The sinking of Hanjin Shipping, once the nation’s largest and world’s seventh-largest shipping line, has caused a massive logistics disturbance, with distributors around the world waiting anxiously for cargo containing holiday inventory that has been stuck at ports or stranded at sea for months.

The fiasco has yet to be fully resolved, but the company is making progress. As of Monday, 80 out of 97 Hanjin container ships have completed unloading. Seven of the remaining ships are on their way home to Busan New Port, and 10 others are remaining in ports overseas for cargo processing. During the first week of the crisis, about 120 complaints were made to the Korea International Trade Association, but that number has declined now to about zero or one case a day.

The logistics mess, though, is just the tip of the iceberg. As the storm subsides, a substantial number of workers in the shipping sector are about to lose their jobs as Hanjin Shipping has begun steps toward full liquidation.

The Seoul Central District Court, in charge of Hanjin Shipping’s holdings, put the company’s core assets, including operations on its Asia-U.S. route, up for sale on Oct. 14. The route once reaped 3 to 4 trillion won ($2.65 to $3.54 billion) in annual revenue for the company, and Hanjin Shipping used to account for roughly 7 percent of the route’s business, ranking sixth among global players until the first half of the year.

Letting go of the asset means giving up its key business, and that would mean Hanjin Shipping is less likely to resume business under its own name.

Following the sale announcement, the company’s management delivered a notice last Tuesday saying it would cut more than half of its white-collar workforce, leaving only 300 necessary staff members to pursue sales.

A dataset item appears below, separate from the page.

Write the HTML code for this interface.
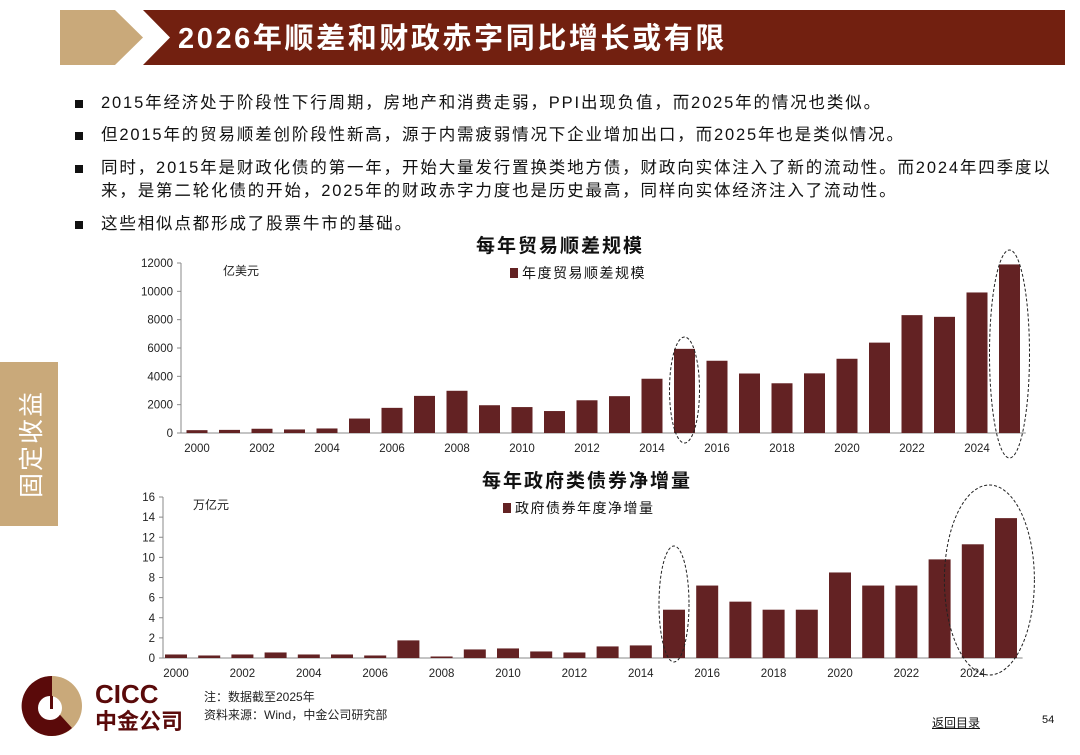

The labor union is worried about the cuts, as the downsizing has already been severe. At the end of 2015, there were as many as 736 office workers, according to the company. That number is now down to 650, its labor union says, and they perform all sorts of work, from management and operations to sales.

Workers at branch offices overseas have been some of the first to go. Hanjin Shipping offices in China have already cut 30 percent of their workforce and plan to lay off most of their operating staff, including local Chinese workers, by the end of the month.

On Monday, the Seoul bankruptcy court approved Hanjin Shipping’s request to close down 10 branch offices operating in Europe.


Two sailors aboard the Hanjin Rizhao hold up signs asking for support to save the ailing Hanjin Shipping on Oct. 3. As of Monday, 80 container ships, including the Hanjin Rizhao, have completed unloading while 17 are still at sea, according to the company. [MOON KWON-DO]

Nowhere to go

There are also questions about what to do with Hanjin Shipping’s 728 sailors. The Ministry of Oceans and Fisheries, the Korea Shipowners’ Association and Hanjin’s sailors union have established a task force to discuss the issue.

“They are a fine workforce, really, especially the sailors because they are mostly top graduates from Korea’s maritime universities,” says Kim Young-moo, executive vice chairman of the Korea Shipowners’ Association. “Korean shipowners have gathered once to talk about the issue on how we can absorb the quality talent.”

Still, it won’t be easy to take in 100 percent of Hanjin’s workforce at once. The association represents roughly 188 shipowning companies in the country, not nearly enough to give everyone a job.

“The best way at this point would be successful acquisition of the assets that Hanjin put up for sale and creating a new company that can afford to take on the workforce and established systems,” says Kim In-hyeon, a professor at Korea University Law School who has also served as a ship captain in the industry.

“Whether smaller national companies form a consortium or Hyundai Merchant Marine takes it, they’d be better acquisition candidates for Korean rather than foreign companies.”

Possible candidates for a consortium include three midsize shipping lines operating on Pacific Ocean routes: Korea Marine Transport, Sinokor Merchant Marine and Hayne Shipping. Although all parties are reportedly reviewing buyouts, the chances of a consortium or even Hyundai Merchant Marine actually going through with the deals are slim.

“People need to look at Hanjin from a different point of view,” Professor Kim of Korea University says. “The shipping sector should be considered a public business considering the impact it might have on the Korean economy. [The government] shouldn’t let all the accumulated know-how, human resources and top-notch logistics systems slip away as the shipper goes bankrupt.”

Indeed, Hanjin Shipping’s fall affects more than just the workers under its employ. The Korea Shipowners’ Association estimates over 2,300 jobs will be reduced across the shipping industry, including jobs at the Busan port. The Korea Maritime Institute projects an even tougher figure of 12,000 lost jobs across Busan and South Gyeongsang, the home base of Korea’s shipping industry.

“Hanjin used to be the dream company for aspiring talent at maritime universities and those eyeing jobs in the shipping sector,” says Hwang Jin-hoi, director of maritime industry research at the Korea Maritime Institute. “But now, as the shipper has fallen, maritime university graduates have lost a good destination to look forward to as well.”